Il mistero del "capitello minoico" di Bovillae
di Marco Bellitto16/02/2019
Il mistero del “capitello minoico” di Bovillae
L’archeologo somiglia al saggio investigatore, che si avvale di un metodo universale e di tanti specifici sussidi. Ma somiglia anche a un direttore d’orchestra, a cui non sfuggono suoni imperfetti di archi, arpe, legni, ottoni e percussioni; o piuttosto a un regista, al quale non sfugge il dettaglio errato di un vestito o l’incongruità di un arredo. Perciò l’archeologia deve trattare tutti gli oggetti e tutte le relazioni fra di essi, includendo tutti i saperi utili. Altrimenti si resta abbracciati al frammento o poco più, come un naufrago al suo pezzo di legno”. Da “La forza del contesto” del Prof. Andrea Carandini.
Vi è un luogo a Marino ricco di testimonianze del passato che rievocano storie e leggende conosciute in tutto il mondo. É proprio in quel XIII miglio della Via Appia Antica, all’interno della proprietà dell’Università di Dallas, ”The Eugene Constantin Rome Campus” a Due Santi, che riemergono e si sovrappongono reperti eccezionali come quei due frammenti di colonna rastremata e quello strano capitello ritrovati in un vigneto.
A prima vista, potremmo essere portati ad attribuirlo ad un ordine italico o più precisamente tuscanico o etrusco ma che dall’attenta osservazione risulta avere forme e dimensioni che lo fanno rassomigliare più ad un ordine dorico come quello dei templi di Siracusa del VI sec. a. C. o di quelli di Paestum. C’è però una caratteristica che lo rende unico ed è quel particolarissimo gocciolatoio alla base dell’echino che lo fa somigliare stranamente a quei capitelli della più famosa ricostruzione dei primi del Novecento, eseguita da Sir Arthur Evans del Palazzo di Cnosso a Creta da quei resti che riemergevano della Civiltà Minoica.
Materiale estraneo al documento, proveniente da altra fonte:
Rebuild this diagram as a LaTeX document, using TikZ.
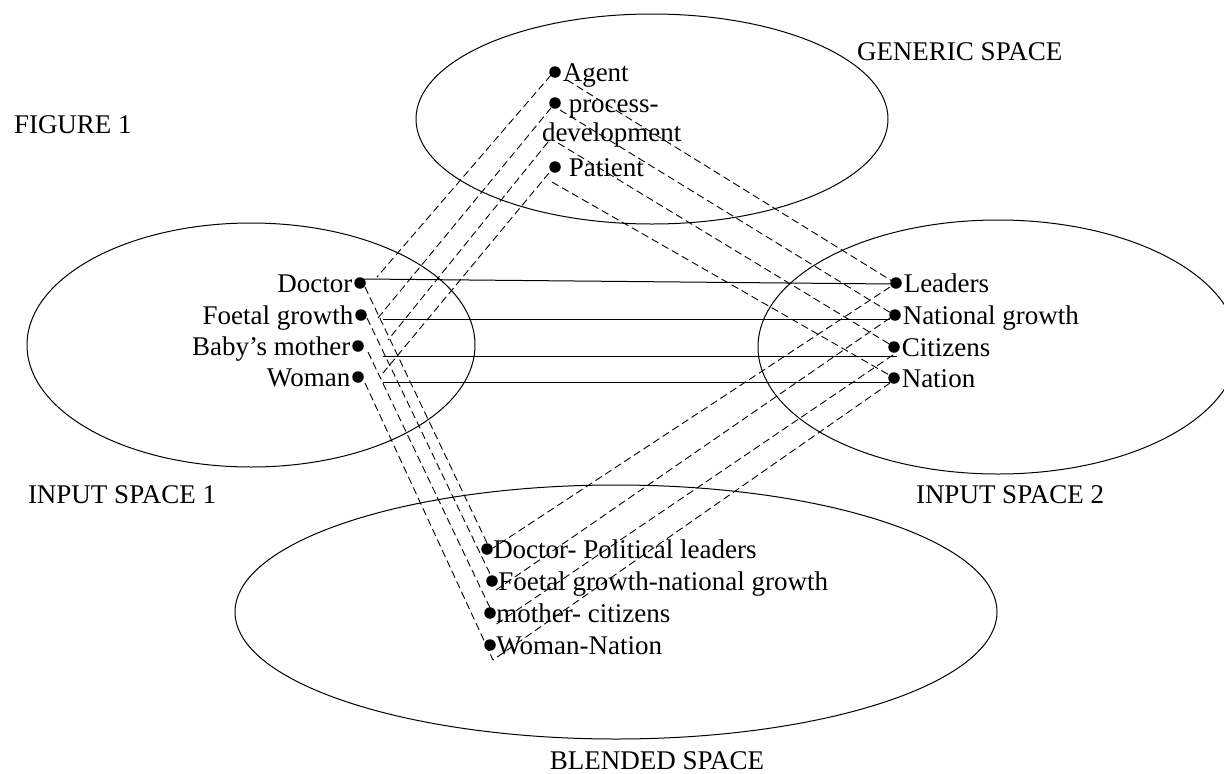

Si pone ora la questione se anch’esso possa essere una ricostruzione ottocentesca come è stato affermato da più di qualche “esperto” al quale in passato si era rivolta la proprietà oppure, tenendo conto del contesto e del luogo dove è stato ritrovato, possa invece rappresentare un elemento che ci porterebbe a ricondurlo ad una civiltà così antica come quella progenitrice della Città Eterna.
E’ appunto alla città di Alba Longa e a quella civiltà (Egea) che potrebbe essere collegato questo straordinario ritrovamento in quanto lo stesso farebbe parte insieme ad altre due strutture presenti nello stesso luogo già descritte in passato dal Dobosi e dal Lugli, come il Ninfeo di Boville e la Conserva d’acqua, di un solo edificio in cui potevano le colonne rappresentare un portico o un pulvinar. Tali tre elementi rappresenterebbero un unico complesso architettonico riconducibile ad uno dei più grandiosi circhi dell’antichità legato alla fondazione di Alba Longa. Come diceva Agatha Christie : “Un indizio è un indizio,due indizi sono una coincidenza,ma tre indizi fanno una prova”. É auspicabile che da questa ipotesi azzardata se ne possa trarre qualche iniziativa per uno studio più approfondito del sito così da riscoprirne la reale storia dimenticata.